◆ THE DATA:
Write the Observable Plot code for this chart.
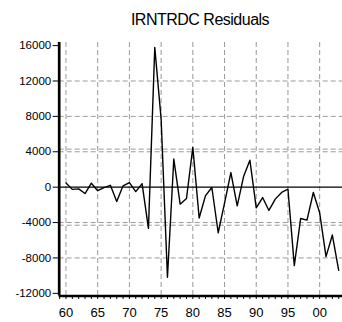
<!DOCTYPE html>
<html>
<head>
<meta charset="utf-8">
<script src="https://cdn.jsdelivr.net/npm/d3@7"></script>
<script src="https://cdn.jsdelivr.net/npm/@observablehq/plot@0.6"></script>
<style>
  body { margin: 0; background: #fff; font-family: "Liberation Sans", Arial, sans-serif; }
  #title { width: 342px; height: 34px; box-sizing: border-box; padding-top: 10px; padding-left: 58px;
           line-height: 20px; font-size: 16px; letter-spacing: -0.5px; text-align: center; color: #000; }
</style>
</head>
<body>
<div id="title">IRNTRDC Residuals</div>
<div id="chart"></div>
<script>
const years = d3.range(1960, 2004);
const residuals = [
  470, -250, -190, -720, 450, -400, -60, 210, -1620, 150,
  520, -500, 400, -4660, 15800, 7700, -10190, 3180, -1920, -1280,
  4500, -3490, -950, -40, -5150, -1800, 1650, -2110, 1200, 3040,
  -2330, -1170, -2630, -1350, -600, -230, -8870, -3540, -3720, -600,
  -2900, -7850, -5410, -9400
];
const yTicks = [-12000, -8000, -4000, 0, 4000, 8000, 12000, 16000];
const yGrid = [-8000, -4000, 4000, 8000, 12000];
const seBand = [-4300, 4300];
const xLabelYears = [1960, 1965, 1970, 1975, 1980, 1985, 1990, 1995, 2000];
const xMinorYears = d3.range(1959, 2004);

const data = years.map((y, i) => ({year: y, value: residuals[i]}));
const xDomain = [1958.93, 2003.6];
const yDomain = [-12300, 16350];

const chart = Plot.plot({
  width: 342,
  height: 288,
  marginTop: 8,
  marginBottom: 26.5,
  marginLeft: 58.7,
  marginRight: 0,
  style: {fontFamily: "'Liberation Sans', Arial, sans-serif", color: "#000", background: "#fff"},
  x: {domain: xDomain},
  y: {domain: yDomain},
  marks: [
    Plot.ruleX(xLabelYears, {stroke: "#9a9a9a", strokeWidth: 1, strokeDasharray: "5,3"}),
    Plot.ruleY(yGrid, {stroke: "#9a9a9a", strokeWidth: 1, strokeDasharray: "5,3"}),
    Plot.ruleY(seBand, {stroke: "#9a9a9a", strokeWidth: 1, strokeDasharray: "5,3"}),
    Plot.ruleY([0], {stroke: "#000", strokeWidth: 1.3}),
    Plot.lineY(data, {x: "year", y: "value", stroke: "#000", strokeWidth: 1.4}),
    Plot.axisY({ticks: yTicks, tickSize: 6, tickPadding: 2, fontSize: 11.5, label: null, tickFormat: d => String(d)}),
    Plot.axisX({ticks: xMinorYears, tickSize: 3.5, tickPadding: 8, fontSize: 13, label: null,
      tickFormat: d => (d % 5 === 0 ? String(d % 100).padStart(2, "0") : "")}),
    Plot.ruleX([xDomain[0]], {stroke: "#000", strokeWidth: 2.7}),
    Plot.ruleY([yDomain[0]], {stroke: "#000", strokeWidth: 2.6})
  ]
});
document.getElementById("chart").appendChild(chart);
</script>
</body>
</html>
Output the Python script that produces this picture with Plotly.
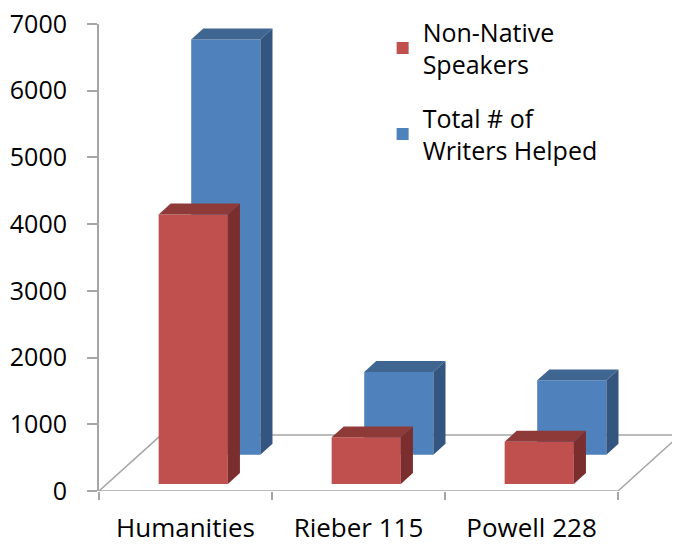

◆ THE PROBLEM: Without including any pictures, reproduce the listing exactly.

◆ OUTPUT OF THE TASK:
Write the Observable Plot code for this chart.
<!DOCTYPE html>
<html>
<head>
<meta charset="utf-8">
<script src="https://cdn.jsdelivr.net/npm/d3@7"></script>
<script src="https://cdn.jsdelivr.net/npm/@observablehq/plot@0.6"></script>
<style>
  body { margin: 0; background: #fff; font-family: "Liberation Sans", Arial, sans-serif; }
  #title { width: 342px; height: 34px; box-sizing: border-box; padding-top: 10px; padding-left: 58px;
           line-height: 20px; font-size: 16px; letter-spacing: -0.5px; text-align: center; color: #000; }
</style>
</head>
<body>
<div id="title">IRNTRDC Residuals</div>
<div id="chart"></div>
<script>
const years = d3.range(1960, 2004);
const residuals = [
  470, -250, -190, -720, 450, -400, -60, 210, -1620, 150,
  520, -500, 400, -4660, 15800, 7700, -10190, 3180, -1920, -1280,
  4500, -3490, -950, -40, -5150, -1800, 1650, -2110, 1200, 3040,
  -2330, -1170, -2630, -1350, -600, -230, -8870, -3540, -3720, -600,
  -2900, -7850, -5410, -9400
];
const yTicks = [-12000, -8000, -4000, 0, 4000, 8000, 12000, 16000];
const yGrid = [-8000, -4000, 4000, 8000, 12000];
const seBand = [-4300, 4300];
const xLabelYears = [1960, 1965, 1970, 1975, 1980, 1985, 1990, 1995, 2000];
const xMinorYears = d3.range(1959, 2004);

const data = years.map((y, i) => ({year: y, value: residuals[i]}));
const xDomain = [1958.93, 2003.6];
const yDomain = [-12300, 16350];

const chart = Plot.plot({
  width: 342,
  height: 288,
  marginTop: 8,
  marginBottom: 26.5,
  marginLeft: 58.7,
  marginRight: 0,
  style: {fontFamily: "'Liberation Sans', Arial, sans-serif", color: "#000", background: "#fff"},
  x: {domain: xDomain},
  y: {domain: yDomain},
  marks: [
    Plot.ruleX(xLabelYears, {stroke: "#9a9a9a", strokeWidth: 1, strokeDasharray: "5,3"}),
    Plot.ruleY(yGrid, {stroke: "#9a9a9a", strokeWidth: 1, strokeDasharray: "5,3"}),
    Plot.ruleY(seBand, {stroke: "#9a9a9a", strokeWidth: 1, strokeDasharray: "5,3"}),
    Plot.ruleY([0], {stroke: "#000", strokeWidth: 1.3}),
    Plot.lineY(data, {x: "year", y: "value", stroke: "#000", strokeWidth: 1.4}),
    Plot.axisY({ticks: yTicks, tickSize: 6, tickPadding: 2, fontSize: 11.5, label: null, tickFormat: d => String(d)}),
    Plot.axisX({ticks: xMinorYears, tickSize: 3.5, tickPadding: 8, fontSize: 13, label: null,
      tickFormat: d => (d % 5 === 0 ? String(d % 100).padStart(2, "0") : "")}),
    Plot.ruleX([xDomain[0]], {stroke: "#000", strokeWidth: 2.7}),
    Plot.ruleY([yDomain[0]], {stroke: "#000", strokeWidth: 2.6})
  ]
});
document.getElementById("chart").appendChild(chart);
</script>
</body>
</html>
Output the Python script that produces this picture with Plotly.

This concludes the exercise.